I could NOT reproduce 836 vs. 689 ms but I could reproduce 79% vs. 92% for splitting things by tasktype. For splitting things by prime… I could not reproduce because of the issues mentioned in part three of this reflection.
How difficult was it to reproduce your results?
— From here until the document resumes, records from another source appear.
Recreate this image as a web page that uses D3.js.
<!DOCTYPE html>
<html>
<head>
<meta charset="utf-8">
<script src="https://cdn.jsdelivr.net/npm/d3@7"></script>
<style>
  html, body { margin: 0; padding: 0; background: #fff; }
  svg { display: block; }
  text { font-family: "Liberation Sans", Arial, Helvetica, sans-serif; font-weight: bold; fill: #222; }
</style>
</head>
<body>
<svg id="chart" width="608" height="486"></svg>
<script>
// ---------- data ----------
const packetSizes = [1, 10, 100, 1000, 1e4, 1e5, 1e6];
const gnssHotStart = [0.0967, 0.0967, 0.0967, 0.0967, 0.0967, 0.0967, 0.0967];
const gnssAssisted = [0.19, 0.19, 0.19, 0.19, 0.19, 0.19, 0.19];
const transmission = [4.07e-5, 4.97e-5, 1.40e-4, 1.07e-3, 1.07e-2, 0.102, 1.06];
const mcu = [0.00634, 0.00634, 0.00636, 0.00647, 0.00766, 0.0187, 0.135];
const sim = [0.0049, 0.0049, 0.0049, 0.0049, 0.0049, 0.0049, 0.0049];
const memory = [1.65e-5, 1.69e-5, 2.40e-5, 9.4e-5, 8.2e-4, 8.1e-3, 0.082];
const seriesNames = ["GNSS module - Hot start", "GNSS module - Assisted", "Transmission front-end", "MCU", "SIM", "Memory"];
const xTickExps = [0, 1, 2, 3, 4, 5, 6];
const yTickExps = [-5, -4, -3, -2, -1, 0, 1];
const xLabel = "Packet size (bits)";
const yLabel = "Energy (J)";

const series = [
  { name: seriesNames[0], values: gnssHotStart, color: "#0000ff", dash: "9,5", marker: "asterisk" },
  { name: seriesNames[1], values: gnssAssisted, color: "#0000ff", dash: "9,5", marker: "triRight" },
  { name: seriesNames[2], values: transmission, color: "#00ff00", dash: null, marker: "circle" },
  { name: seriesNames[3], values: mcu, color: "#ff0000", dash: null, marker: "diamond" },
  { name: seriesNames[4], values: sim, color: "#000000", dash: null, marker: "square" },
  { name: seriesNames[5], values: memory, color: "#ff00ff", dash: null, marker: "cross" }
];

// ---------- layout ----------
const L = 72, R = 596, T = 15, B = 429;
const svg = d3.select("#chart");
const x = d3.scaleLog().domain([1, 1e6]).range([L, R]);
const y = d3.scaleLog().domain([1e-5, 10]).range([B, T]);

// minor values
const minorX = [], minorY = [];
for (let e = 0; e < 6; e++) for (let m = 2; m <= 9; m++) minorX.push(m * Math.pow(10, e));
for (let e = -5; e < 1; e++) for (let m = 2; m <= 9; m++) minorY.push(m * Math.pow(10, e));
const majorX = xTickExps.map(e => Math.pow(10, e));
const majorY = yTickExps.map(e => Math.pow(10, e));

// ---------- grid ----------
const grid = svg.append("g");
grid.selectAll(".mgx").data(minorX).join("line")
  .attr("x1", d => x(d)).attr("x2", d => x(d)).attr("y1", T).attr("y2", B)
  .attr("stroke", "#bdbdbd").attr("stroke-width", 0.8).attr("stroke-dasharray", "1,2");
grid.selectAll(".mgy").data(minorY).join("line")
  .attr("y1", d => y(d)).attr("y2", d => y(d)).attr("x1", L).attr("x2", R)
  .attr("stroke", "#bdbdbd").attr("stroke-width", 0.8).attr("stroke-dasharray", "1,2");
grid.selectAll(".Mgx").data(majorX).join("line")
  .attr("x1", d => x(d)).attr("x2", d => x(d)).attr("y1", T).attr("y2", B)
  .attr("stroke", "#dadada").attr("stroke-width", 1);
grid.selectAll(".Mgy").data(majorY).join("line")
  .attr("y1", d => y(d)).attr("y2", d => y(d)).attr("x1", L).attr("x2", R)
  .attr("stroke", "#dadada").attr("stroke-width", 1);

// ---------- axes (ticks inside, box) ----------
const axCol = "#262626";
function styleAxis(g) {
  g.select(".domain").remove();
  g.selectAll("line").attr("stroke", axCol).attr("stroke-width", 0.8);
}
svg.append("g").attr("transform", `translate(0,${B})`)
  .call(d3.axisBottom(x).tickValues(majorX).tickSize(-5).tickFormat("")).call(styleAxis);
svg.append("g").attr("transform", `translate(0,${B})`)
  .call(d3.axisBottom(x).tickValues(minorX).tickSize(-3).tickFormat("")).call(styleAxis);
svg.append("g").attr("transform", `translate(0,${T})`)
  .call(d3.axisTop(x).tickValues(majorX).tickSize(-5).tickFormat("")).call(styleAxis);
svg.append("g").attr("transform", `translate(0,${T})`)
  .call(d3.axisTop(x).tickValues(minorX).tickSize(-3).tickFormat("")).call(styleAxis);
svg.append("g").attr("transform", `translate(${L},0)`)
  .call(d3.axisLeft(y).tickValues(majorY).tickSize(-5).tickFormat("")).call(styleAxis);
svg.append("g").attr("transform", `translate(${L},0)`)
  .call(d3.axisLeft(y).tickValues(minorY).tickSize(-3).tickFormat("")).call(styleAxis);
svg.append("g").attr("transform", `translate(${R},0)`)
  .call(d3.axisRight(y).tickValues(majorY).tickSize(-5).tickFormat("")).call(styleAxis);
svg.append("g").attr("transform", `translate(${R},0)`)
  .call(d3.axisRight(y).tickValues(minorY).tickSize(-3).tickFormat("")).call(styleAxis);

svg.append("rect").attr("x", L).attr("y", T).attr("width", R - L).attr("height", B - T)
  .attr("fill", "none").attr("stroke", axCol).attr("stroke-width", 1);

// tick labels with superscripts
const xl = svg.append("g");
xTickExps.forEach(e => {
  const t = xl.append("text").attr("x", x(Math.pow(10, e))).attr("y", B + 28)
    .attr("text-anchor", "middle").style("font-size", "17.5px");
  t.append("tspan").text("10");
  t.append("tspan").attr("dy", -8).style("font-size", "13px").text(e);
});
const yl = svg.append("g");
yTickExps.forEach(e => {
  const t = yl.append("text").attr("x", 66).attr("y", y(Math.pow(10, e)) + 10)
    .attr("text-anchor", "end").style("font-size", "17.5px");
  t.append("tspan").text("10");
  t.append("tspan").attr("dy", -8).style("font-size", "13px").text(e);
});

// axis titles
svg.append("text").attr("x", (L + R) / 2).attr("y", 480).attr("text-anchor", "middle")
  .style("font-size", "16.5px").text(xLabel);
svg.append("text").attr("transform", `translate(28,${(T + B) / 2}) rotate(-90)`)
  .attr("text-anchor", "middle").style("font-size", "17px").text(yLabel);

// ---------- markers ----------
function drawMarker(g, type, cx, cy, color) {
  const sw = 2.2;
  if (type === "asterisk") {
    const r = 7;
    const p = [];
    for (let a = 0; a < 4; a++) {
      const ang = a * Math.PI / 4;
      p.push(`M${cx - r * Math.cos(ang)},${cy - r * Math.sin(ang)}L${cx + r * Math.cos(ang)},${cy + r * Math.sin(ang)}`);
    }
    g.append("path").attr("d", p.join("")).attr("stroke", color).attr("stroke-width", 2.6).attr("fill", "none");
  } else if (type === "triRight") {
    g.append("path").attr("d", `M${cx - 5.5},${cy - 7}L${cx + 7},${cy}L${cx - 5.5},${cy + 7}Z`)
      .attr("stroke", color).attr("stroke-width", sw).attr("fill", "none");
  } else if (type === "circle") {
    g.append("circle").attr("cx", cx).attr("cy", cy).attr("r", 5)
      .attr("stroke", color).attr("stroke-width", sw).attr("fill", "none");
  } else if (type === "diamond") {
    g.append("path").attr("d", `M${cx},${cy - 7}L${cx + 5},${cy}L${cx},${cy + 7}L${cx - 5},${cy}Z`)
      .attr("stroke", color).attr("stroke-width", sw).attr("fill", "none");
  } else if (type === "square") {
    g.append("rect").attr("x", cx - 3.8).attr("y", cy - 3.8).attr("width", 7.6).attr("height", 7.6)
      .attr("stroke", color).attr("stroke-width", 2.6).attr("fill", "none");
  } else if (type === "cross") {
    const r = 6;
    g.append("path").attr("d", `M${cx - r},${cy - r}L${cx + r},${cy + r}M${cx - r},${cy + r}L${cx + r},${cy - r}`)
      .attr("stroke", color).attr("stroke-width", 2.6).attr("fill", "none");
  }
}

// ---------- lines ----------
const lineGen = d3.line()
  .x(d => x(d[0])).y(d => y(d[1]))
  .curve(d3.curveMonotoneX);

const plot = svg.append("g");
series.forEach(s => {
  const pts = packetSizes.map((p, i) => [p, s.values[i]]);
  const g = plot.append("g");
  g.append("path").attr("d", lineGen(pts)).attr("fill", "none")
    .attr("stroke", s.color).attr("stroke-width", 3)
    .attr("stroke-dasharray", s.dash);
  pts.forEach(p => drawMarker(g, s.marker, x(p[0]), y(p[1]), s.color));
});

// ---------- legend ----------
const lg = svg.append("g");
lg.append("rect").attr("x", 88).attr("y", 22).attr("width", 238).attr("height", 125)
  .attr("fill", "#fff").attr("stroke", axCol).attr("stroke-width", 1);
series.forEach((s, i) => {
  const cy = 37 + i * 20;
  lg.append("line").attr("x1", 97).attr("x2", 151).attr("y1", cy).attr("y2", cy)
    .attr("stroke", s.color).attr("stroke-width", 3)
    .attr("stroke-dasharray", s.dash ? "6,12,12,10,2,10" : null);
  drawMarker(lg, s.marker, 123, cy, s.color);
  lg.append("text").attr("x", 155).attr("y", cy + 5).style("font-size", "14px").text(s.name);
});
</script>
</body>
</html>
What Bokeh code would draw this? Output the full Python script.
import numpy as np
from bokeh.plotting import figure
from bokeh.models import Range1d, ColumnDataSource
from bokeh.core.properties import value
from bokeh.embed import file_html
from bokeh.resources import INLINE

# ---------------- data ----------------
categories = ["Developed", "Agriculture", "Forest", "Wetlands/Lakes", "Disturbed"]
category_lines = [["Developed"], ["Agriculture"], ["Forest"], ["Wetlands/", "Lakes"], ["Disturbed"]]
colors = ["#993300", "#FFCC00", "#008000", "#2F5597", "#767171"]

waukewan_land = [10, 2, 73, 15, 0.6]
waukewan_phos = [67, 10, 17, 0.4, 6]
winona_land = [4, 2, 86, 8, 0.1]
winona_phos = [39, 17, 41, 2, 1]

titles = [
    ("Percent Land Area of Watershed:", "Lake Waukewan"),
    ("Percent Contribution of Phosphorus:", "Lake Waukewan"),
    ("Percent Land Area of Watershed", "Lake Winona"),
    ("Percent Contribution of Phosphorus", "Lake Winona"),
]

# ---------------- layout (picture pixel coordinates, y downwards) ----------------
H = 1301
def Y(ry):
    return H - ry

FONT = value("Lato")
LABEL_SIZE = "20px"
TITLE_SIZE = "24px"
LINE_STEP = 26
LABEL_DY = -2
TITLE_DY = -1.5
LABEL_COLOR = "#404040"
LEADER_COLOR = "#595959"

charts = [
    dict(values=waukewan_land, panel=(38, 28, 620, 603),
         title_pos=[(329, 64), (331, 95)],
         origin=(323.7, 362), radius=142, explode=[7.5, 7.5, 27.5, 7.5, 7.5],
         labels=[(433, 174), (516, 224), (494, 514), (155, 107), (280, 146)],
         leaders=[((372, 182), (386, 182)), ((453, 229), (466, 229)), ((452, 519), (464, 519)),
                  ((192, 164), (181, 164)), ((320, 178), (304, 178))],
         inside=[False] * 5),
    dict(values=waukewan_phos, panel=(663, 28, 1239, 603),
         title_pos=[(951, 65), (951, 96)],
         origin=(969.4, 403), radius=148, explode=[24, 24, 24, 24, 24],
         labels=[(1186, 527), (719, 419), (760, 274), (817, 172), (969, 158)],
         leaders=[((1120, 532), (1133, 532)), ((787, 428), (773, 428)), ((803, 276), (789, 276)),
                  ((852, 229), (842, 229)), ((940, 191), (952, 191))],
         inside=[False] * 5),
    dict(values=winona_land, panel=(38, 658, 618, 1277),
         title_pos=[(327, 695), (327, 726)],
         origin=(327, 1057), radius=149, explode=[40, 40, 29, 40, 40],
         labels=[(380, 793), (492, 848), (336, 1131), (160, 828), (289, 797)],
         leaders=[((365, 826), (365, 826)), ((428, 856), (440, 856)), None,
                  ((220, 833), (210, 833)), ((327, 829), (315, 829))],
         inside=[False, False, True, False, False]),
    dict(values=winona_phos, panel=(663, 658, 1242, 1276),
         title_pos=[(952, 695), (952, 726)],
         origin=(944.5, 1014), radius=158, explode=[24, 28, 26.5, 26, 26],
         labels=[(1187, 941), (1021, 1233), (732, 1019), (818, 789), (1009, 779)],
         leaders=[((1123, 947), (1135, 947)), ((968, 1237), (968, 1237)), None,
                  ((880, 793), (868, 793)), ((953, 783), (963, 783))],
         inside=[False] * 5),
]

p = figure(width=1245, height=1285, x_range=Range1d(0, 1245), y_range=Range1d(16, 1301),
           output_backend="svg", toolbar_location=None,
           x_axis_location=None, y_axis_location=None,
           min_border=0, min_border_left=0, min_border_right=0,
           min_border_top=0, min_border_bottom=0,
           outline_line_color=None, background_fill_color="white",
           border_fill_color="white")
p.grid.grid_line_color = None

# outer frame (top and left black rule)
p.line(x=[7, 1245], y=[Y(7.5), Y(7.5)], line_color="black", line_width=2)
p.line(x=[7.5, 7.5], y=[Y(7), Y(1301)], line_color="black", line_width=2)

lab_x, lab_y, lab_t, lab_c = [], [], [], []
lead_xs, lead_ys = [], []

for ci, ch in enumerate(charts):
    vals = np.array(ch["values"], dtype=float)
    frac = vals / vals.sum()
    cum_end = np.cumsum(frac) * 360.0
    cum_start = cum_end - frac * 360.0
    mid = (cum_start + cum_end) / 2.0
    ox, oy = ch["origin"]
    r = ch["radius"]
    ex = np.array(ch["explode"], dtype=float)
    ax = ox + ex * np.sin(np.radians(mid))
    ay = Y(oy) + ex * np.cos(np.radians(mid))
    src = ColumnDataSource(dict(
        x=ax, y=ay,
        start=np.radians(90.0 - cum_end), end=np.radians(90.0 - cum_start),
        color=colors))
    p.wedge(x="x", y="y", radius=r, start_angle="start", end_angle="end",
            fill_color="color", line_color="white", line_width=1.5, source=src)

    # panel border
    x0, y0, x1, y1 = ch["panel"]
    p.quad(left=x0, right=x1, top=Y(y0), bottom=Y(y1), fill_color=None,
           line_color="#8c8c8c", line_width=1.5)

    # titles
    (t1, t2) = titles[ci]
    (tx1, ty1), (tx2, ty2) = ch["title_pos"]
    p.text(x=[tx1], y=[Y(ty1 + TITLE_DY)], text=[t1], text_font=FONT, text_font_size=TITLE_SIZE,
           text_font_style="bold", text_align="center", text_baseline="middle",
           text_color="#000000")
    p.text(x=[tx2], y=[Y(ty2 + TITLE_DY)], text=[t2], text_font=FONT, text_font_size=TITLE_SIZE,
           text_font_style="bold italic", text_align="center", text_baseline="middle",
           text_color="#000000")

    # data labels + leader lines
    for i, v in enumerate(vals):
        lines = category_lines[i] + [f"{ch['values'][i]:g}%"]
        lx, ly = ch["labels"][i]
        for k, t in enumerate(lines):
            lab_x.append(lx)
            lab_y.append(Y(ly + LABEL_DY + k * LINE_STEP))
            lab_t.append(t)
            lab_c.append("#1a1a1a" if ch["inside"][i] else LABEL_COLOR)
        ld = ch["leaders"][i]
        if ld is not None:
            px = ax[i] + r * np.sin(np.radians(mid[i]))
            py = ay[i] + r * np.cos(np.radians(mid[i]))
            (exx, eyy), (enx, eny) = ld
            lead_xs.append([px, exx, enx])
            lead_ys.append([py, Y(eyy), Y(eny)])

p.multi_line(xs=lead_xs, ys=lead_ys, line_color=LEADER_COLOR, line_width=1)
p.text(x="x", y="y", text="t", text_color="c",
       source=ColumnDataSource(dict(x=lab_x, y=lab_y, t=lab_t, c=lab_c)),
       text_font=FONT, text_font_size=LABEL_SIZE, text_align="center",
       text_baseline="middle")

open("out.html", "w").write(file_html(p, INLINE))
It was quite difficult, and I hit the three hour mark. I couldn’t figure out if I was doing something wrong in the first reproduction question in descriptive statistics, but after trying a bunch of times I can only conclude that the research itself is wrong. Also, see my answer to part three of this reflection—I have no idea what the dataset was doing by labeling primes as 2,4,8 after MOT, which made it hard to reproduce.
What aspects made it difficult? What aspects made it easy?
The primes seemed to switch from the later datafiles to being labeled by letter to being labeled by number, throwing the dataset off, upon visual inspection of the datasets I could not figure out whether a number letter mapping existed.